Well, ‘later’ has a way of catching up to us – and now those same companies are trying to leverage all that accumulated data with the magic of AI and BI tools. And they’re finding that the magic isn’t quite powerful enough to find reliable features and novel insights in their data lake (which in many cases has eutrophicated into a data swamp.) It’s not the fault of the AI or BI tool – but in most cases those tools were developed in a laboratory or other highly refined setting, and trained on clean, orderly, relevant data. Unfortunately, the data that’s being fed to them in the real world isn’t clean and orderly (that wasn’t required in the data lake construct) and it’s far from relevant to a specific business problem or question, since the lake contains data from all over the enterprise.

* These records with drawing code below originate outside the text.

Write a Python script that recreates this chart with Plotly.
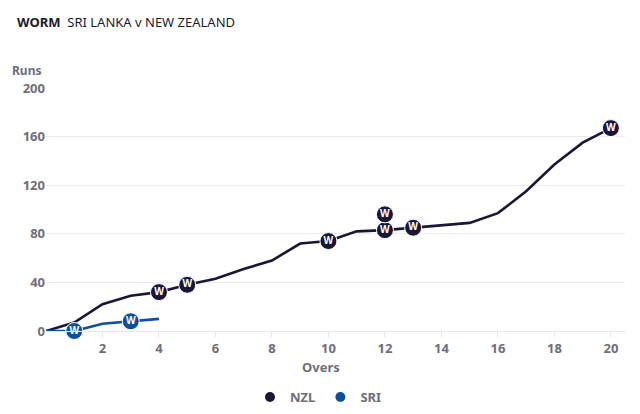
import plotly.graph_objects as go

overs = list(range(0, 21))
nzl_runs = [0, 7, 22, 29, 32, 38, 43, 51, 58, 72, 74, 82, 83, 85, 87, 89, 97, 115, 137, 155, 167]
sri_overs = [0, 1, 2, 3, 4]
sri_runs = [0, 0, 6, 8, 10]

nzl_wkt_overs = [4, 5, 10, 12, 12, 13, 20]
nzl_wkt_runs = [32, 38, 74, 83, 96, 85, 167]
sri_wkt_overs = [1, 3]
sri_wkt_runs = [0, 8]

NZL_C = "#1b1638"
SRI_C = "#0e4f9e"
GRAY = "#6e6e7a"
FONT = "Noto Sans"

fig = go.Figure()
fig.add_trace(go.Scatter(x=overs, y=nzl_runs, mode="lines", line=dict(color=NZL_C, width=2.6),
                         showlegend=False, hoverinfo="skip"))
fig.add_trace(go.Scatter(x=sri_overs, y=sri_runs, mode="lines", line=dict(color=SRI_C, width=2.6),
                         showlegend=False, hoverinfo="skip"))
for xs, ys, c in [(nzl_wkt_overs, nzl_wkt_runs, NZL_C), (sri_wkt_overs, sri_wkt_runs, SRI_C)]:
    fig.add_trace(go.Scatter(x=xs, y=ys, mode="markers+text", text=["W"] * len(xs),
                             textposition="middle center",
                             textfont=dict(color="white", size=10, family=FONT, weight="bold"),
                             marker=dict(size=17, color=c, line=dict(color="white", width=1)),
                             showlegend=False, cliponaxis=False))
fig.add_trace(go.Scatter(x=[None], y=[None], mode="markers", name="NZL",
                         marker=dict(size=10, color=NZL_C)))
fig.add_trace(go.Scatter(x=[None], y=[None], mode="markers", name="SRI",
                         marker=dict(size=10, color=SRI_C)))

fig.update_layout(
    width=640, height=414,
    margin=dict(l=46, r=15, t=88, b=83, autoexpand=False),
    paper_bgcolor="white", plot_bgcolor="white",
    font=dict(family=FONT, color=GRAY),
    xaxis=dict(range=[0, 20.5], tickvals=list(range(2, 21, 2)), showgrid=False,
               showline=True, linecolor="#e6e6e6", ticks="outside", ticklen=5,
               tickcolor="#e6e6e6", zeroline=False, automargin=False,
               tickfont=dict(size=13, color=GRAY, weight="bold")),
    yaxis=dict(range=[0, 200], tickvals=[0, 40, 80, 120, 160, 200], showgrid=True,
               gridcolor="#ececec", zeroline=False, ticks="", automargin=False,
               tickfont=dict(size=13, color=GRAY, weight="bold")),
    legend=dict(orientation="h", xref="container", yref="container",
                x=(255 - 5) / 640, xanchor="left", y=1 - 397 / 414, yanchor="middle",
                font=dict(size=13, color=GRAY, weight="bold"), itemwidth=30),
    annotations=[
        dict(text="<b>WORM</b>  SRI LANKA v NEW ZEALAND", xref="paper", yref="paper",
             x=(15 - 46) / 579, y=1 + (88 - 22) / 242, xanchor="left", yanchor="middle",
             showarrow=False, font=dict(size=13, color="#1a1a2e", family=FONT)),
        dict(text="<b>Runs</b>", xref="paper", yref="paper", x=(10 - 46) / 579, y=1 + (88 - 71) / 242,
             xanchor="left", yanchor="middle", showarrow=False,
             font=dict(size=12, color=GRAY, family=FONT)),
        dict(text="<b>Overs</b>", xref="paper", yref="paper", x=(321 - 46) / 579,
             y=-(366 - 330) / 242, xanchor="center", yanchor="middle", showarrow=False,
             font=dict(size=13, color=GRAY, family=FONT)),
    ],
)

fig.write_html("out.html")
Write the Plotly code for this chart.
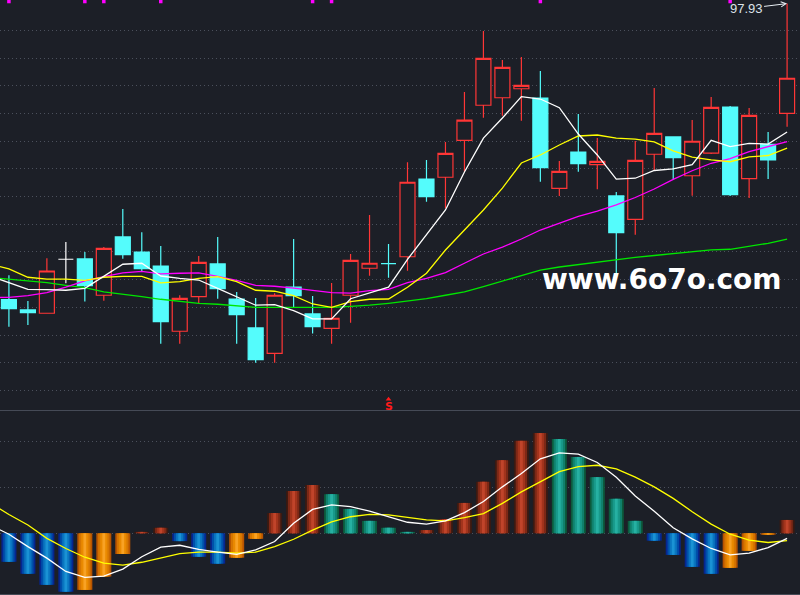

Ironically, the giant, overfilled lake usually doesn’t contain unstructured data (e.g., sensor data, images, call recordings, .pdfs, chat logs, etc.) which might be especially relevant to the issue at hand – simply because that kind of non-transactional, non-financial data is often not included in what gets sent to the data lake. The ‘magic’ that companies are expecting from their AI or BI investment will frequently be found in those other data sources – and if the new tools can’t see the data, it’s no surprise that their performance isn’t as expected, and the investment is viewed as a disappointment.
The solution is straightforward: this is a case where more is not better. The data used to train an AI model or to be examined by a BI tool should be focused on a particular need / deliverable. The dataset won’t necessarily be compact (these tools are voracious) but it has to be relevant in order for the tools to work effectively and efficiently. There’s a tendency for clients to overlook their unstructured data at this point because they believe that data is inaccessible – and there’s an equal tendency for vendors not to bring up the subject if their clients don’t ask about it.
Before you embark on an AI or BI implementation – or if you’ve already done so and are disappointed with the outcome – keep the following in mind:
- Clearly define what you want this powerful new tool to do, and the business value that this investment will generate. If you can’t describe it in a sentence or two, with tangible results (e.g., an expected revenue gain, expense reduction, production efficiency improvement, etc.) you’re not ready. (And, no, “everyone else is using AI” doesn’t count as a business justification…)
- Determine exactly what data is needed to fulfill that goal. Be objective; be ruthless; include everything you need, and nothing more. Non-essential, ‘just-in-case’ data will only serve to slow down implementation, consume more resources, and not improve performance.
- Don’t forget to review your unstructured data (and this might be the first time your company is actually considering the use of that information). If your platform provider can’t label/annotate it properly, find a data services provider who can. If your platform still can’t ingest it, find another platform. There’s value trapped in your unstructured data; AI and BI tools can liberate it as long as the data is properly prepared.
We measure our most valuable commodities in small increments (ounces of gold, carats of diamonds). So it’s time to stop thinking about a company’s most valuable asset – its data – in broad terms of lakes and warehouses. Fill your AI or BI platform thoughtfully, drop by drop of precious data. You’ll find the result to be very refreshing.